Étang de Thau : une “bactérie diabolique” tue les huîtres adultes
Plusieurs dizaines de producteurs d’huîtres ont vu leur chiffre d’affaires des fêtes affecté par une bactérie qui a tué leur marchandise à taille adulte. Le vibrio aestuarianus, inoffensif pour l'homme, est particulièrement virulent depuis deux ans sur l’étang de Thau.
“On a eu tellement de pertes qu’on a dû acheter des huîtres à nos voisins pour honorer les commandes des fêtes”, constate Philippe Vaudo, tablier jaune autour de la taille, en déplaçant des seaux de coquillages. “C’est cette bactérie qui a tué nos huîtres à taille marchande, on a eu entre 60 et 65% de mortalité… Cette année a été particulièrement virulente”, continue l’ostréiculteur.
Un constat partagé par d’autres conchyliculteurs de la lagune comme Yvon Charlet, qui pose des cordes sur ses tables au milieu de l’étang de Thau. “Cette année a été catastrophique à cause de la bactérie, j’ai perdu 60 à 70% de ma marchandise. Chaque année, c’est de pire en pire”, se plaint l’éleveur.

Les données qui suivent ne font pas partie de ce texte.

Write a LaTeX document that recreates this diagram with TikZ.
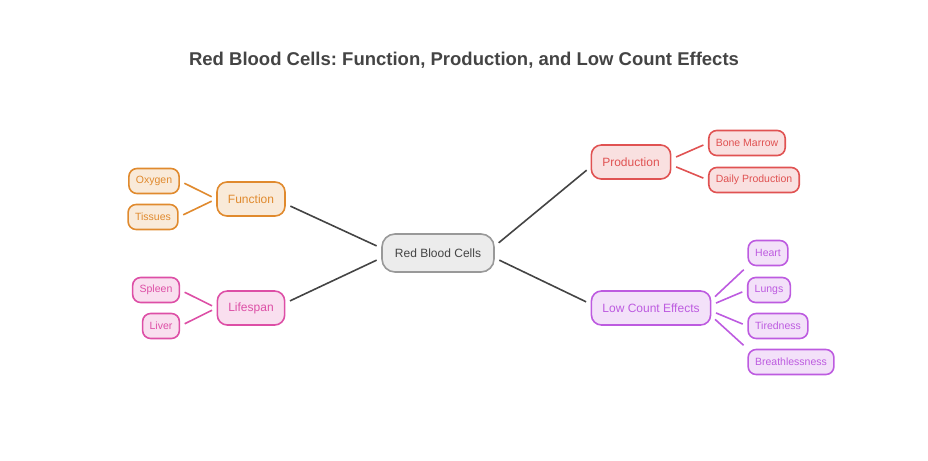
\documentclass[tikz,border=0pt]{standalone}
\usepackage{fontspec}
\setmainfont{Liberation Sans}
\frenchspacing
\usetikzlibrary{positioning}
\definecolor{colorPR}{HTML}{E05252}
\definecolor{colorLC}{HTML}{BD5BE0}
\definecolor{colorText}{HTML}{444444}
\definecolor{colorFN}{HTML}{E08A2E}
\definecolor{colorLS}{HTML}{DD4FA6}
\tikzset{
   every path/.style={line width=1.6pt},
   topic/.style={rectangle, rounded corners=10pt, draw=#1, fill=#1!18, text=#1, minimum height=34pt, inner xsep=11pt, font=\fontsize{12}{14}\selectfont},
   leaf/.style={rectangle, rounded corners=8pt, draw=#1, fill=#1!18, text=#1, minimum height=25pt, inner xsep=7pt, font=\fontsize{10.5}{12}\selectfont},
   link/.style={draw=colorText, shorten >=5pt, shorten <=5pt},
   sublink/.style={draw=#1, shorten >=5pt, shorten <=5pt},
}
\begin{document}
\begin{tikzpicture}[x=1pt,y=-1pt]
\useasboundingbox (0,0) rectangle (928,460);

\node[text=colorText, font=\bfseries\fontsize{18.5}{21}\selectfont] (title) at (464,60) {Red Blood Cells: Function, Production, and Low Count Effects};

\node[rectangle, rounded corners=13pt, draw=gray!80, fill=gray!15, text=colorText, minimum height=38pt, inner xsep=13pt, font=\fontsize{12}{14}\selectfont] (rbc) at (438,253) {Red Blood Cells};

% left branches
\node[topic=colorFN] (fn) at (251,199) {Function};
\node[leaf=colorFN] (oxy) at (154,181) {Oxygen};
\node[leaf=colorFN] (tis) at (153,217) {Tissues};

\node[topic=colorLS] (life) at (251,308) {Lifespan};
\node[leaf=colorLS] (spl) at (156,290) {Spleen};
\node[leaf=colorLS] (liv) at (161,326) {Liver};

% right branches
\node[topic=colorPR] (prod) at (631,162) {Production};
\node[leaf=colorPR] (bone) at (747,143) {Bone Marrow};
\node[leaf=colorPR] (daily) at (754,180) {Daily Production};

\node[topic=colorLC] (low) at (651,308) {Low Count Effects};
\node[leaf=colorLC] (heart) at (768,253) {Heart};
\node[leaf=colorLC] (lung) at (769,290) {Lungs};
\node[leaf=colorLC] (tired) at (778,326) {Tiredness};
\node[leaf=colorLC] (breath) at (791,362) {Breathlessness};

\draw[link] ([yshift=5pt]rbc.west) -- ([yshift=-5pt]fn.east);
\draw[link] ([yshift=-5pt]rbc.west) -- ([yshift=5pt]life.east);
\draw[link] ([yshift=7pt]rbc.east) -- ([yshift=-5pt]prod.west);
\draw[link] ([yshift=-5pt]rbc.east) -- ([yshift=4pt]low.west);

\draw[sublink=colorFN] (fn.west) -- (oxy.east);
\draw[sublink=colorFN] (fn.west) -- (tis.east);
\draw[sublink=colorLS] (life.west) -- (spl.east);
\draw[sublink=colorLS] (life.west) -- (liv.east);
\draw[sublink=colorPR] ([yshift=3pt]prod.east) -- (bone.west);
\draw[sublink=colorPR] ([yshift=-3pt]prod.east) -- (daily.west);
\draw[sublink=colorLC] ([yshift=8pt]low.east) -- (heart.south west);
\draw[sublink=colorLC] ([yshift=3pt]low.east) -- (lung.west);
\draw[sublink=colorLC] ([yshift=-3pt]low.east) -- (tired.west);
\draw[sublink=colorLC] ([yshift=-8pt]low.east) -- (breath.north west);
\end{tikzpicture}
\end{document}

Cette bactérie, c’est le vibrio aestuarianus, qui touche les huîtres à taille adulte et commerciale, à partir du mois de mai jusqu’à l’automne.
Une bactérie responsable du bilan mitigé des ventes
Une bactérie qui fait donc des dégâts et qui a impacté le bilan des fêtes, reconnaît Fabrice Grillon, directeur du comité régional de conchyliculture de Méditerranée (CRCM). Sur la base des retours des professionnels, il parle d’un chiffre d’affaires “qui oscille entre -30 % et + 10 % pendant les deux semaines des fêtes“, période où se font habituellement 70 à 80% des ventes annuelles d’huîtres sur l’étang de Thau.
“C’est une bactérie qui est diabolique mais qui n’a aucune incidence sur l’homme”, précise Fabrice Grillon, qui remarque qu’elle est particulièrement virulente depuis deux ans. “Elle n’est pas nocive pour l’homme, elle ne supporte pas l’absence de sel”, confirme Marion Richard, chercheuse en écologie marine qui travaille sur les menaces sur l’ostréiculture et l’impact du réchauffement climatique sur les coquillages à l’Institut français de recherche pour l’exploitation de la mer (Ifremer).
Une année plus meurtrière que la précédente
“Quand les professionnels ont préparé les huîtres pour les fêtes, ils ont constaté une forte mortalité”, observe Fabrice Grillon. Dans une enquête réalisée à l’automne 2024 par le CRCM auprès des professionnels, les mortalités ont été constatées durant toute la période estivale avec une recrudescence à la fin de l’été et en septembre avec des taux à 50% de mortalité pour 58% des répondants.
Une année qui a été “plus meurtrière que la précédente” assure M. Grillon, alors que la première véritable crise s’est déroulée en 2023. “278 professionnels ont déclaré des mortalités à partir du mois de mai jusqu’à l’automne en septembre ou octobre avec des mortalités moyennes de 69%”, explique Marie-Agnès Travers, chercheuse en microbiologie marine à l’Ifremer.
Cette année, “les mortalités d’huîtres ont été constatées en novembre ou décembre au moment de la préparation des commandes des fêtes mais il se peut que les mortalités aient eu lieu plus tôt au cours de l’été voir au début de l’automne”, estime la scientifique.
À la recherche de solutions
“Des analyses complémentaires vont être effectuées sur les chairs d’huîtres moribondes prélevées en octobre 2024 pour analyser ce consortium et investiguer sur la présence potentielle d’autres bactéries pathogènes”, ajoute Marion Richard.
De premières analyses ont permis de comprendre que cette bactérie était présente dans les huîtres dès leur plus jeune âge puis qu’elle se “réveille” quand il y a des températures élevées, quand la salinité de l’étang diminue avec les pluies ou une arrivée d’eau douce des cours d’eau, ou quand elles sont manipulées pour le détroquage ou le nettoyage.
“On veut travailler sur l’origine de contamination : la bactérie est dans les huîtres mais il est possible qu’on ait des huîtres qui soient porteuses et d’autres qui ne le soient pas. Et donc, on voudrait avoir un passeport sanitaire qui indique si les huîtres sont porteuses ou pas. Faire entrer des huîtres exemptes de pathogène aiderait largement à limiter la dissémination de la maladie”, explique Marion Richard.
Marie-Agnès Travers est, elle, dans un autre projet de recherche avec les écloseurs “pour l’amélioration génétique”. D’autres veulent améliorer la résistance des animaux à cette bactérie.